Hinter Yaos Einkauf durch die NBA steht aber die Erwartung eines viel größeren Coups: Mit Yao wollen die Amerikaner endlich den chinesischen Markt knacken, an dessen Eingangstor sie schon Jahre mit eher bescheidenem Erfolg herumbohren. Und das Kalkül scheint aufzugehen. Innerhalb eines Jahres ist Yao Ming zum größten Star seines Landes und Basketball zum Quotenhit in China geworden. 168 Spiele der NBA werden dieses Jahr in China übertragen, die Zahl der Zuschauer hat sich verdoppelt.

In den USA verfolgen im Durchschnitt 1,1 Millionen Haushalte ein NBA-Spiel - in China sind es mittlerweile 15 Millionen (Wiederholungen inklusive). Den prächtigsten Yao-Ming-Bildband hat ausgerechnet der Verlag der Akademie für Sozialwissenschaften in Shanghai heraus gebracht.
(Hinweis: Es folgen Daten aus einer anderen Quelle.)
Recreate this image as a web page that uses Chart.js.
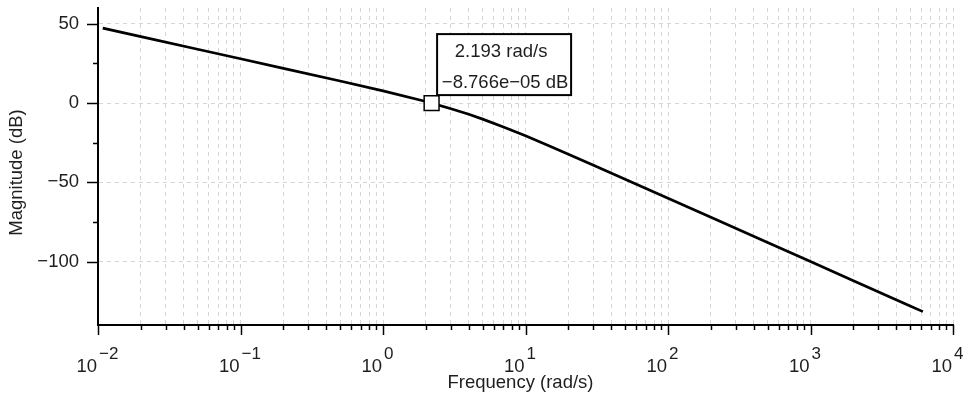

Titelzeile: "Wer wird morgen Yao Mings Braut?"

Es kann nicht einfach sein, Yao Ming zu sein. Wenn es nur darum ginge, einen Ball in einen Korb zu werfen, dann vielleicht schon. Aber Yao soll der Botschafter seines Volkes sein, China Respekt verschaffen, seinen Arbeitgebern Reichtümer. Schon trompeten Leute wie Rockets-Besitzer Leslie Alexander, Yao Ming werde eines Tages größer sein als Michael Jordan je war, ja, er sehe ihn einmal als das "Nummer-eins-Idol der Welt".

Seine Fans haben die "Ming-Dynastie" ausgerufen. Und Yao Ming klingt bei aller Bescheidenheit nicht so, als halte er das für ein anmaßendes Bild. Er sagt nur: "Eine Dynastie errichtet man nicht an einem Tag." Was aber meint die Mama dazu? Was eine Kaiserinmutter eben so meint: "Er muss viel mehr essen, damit er kräftig wird."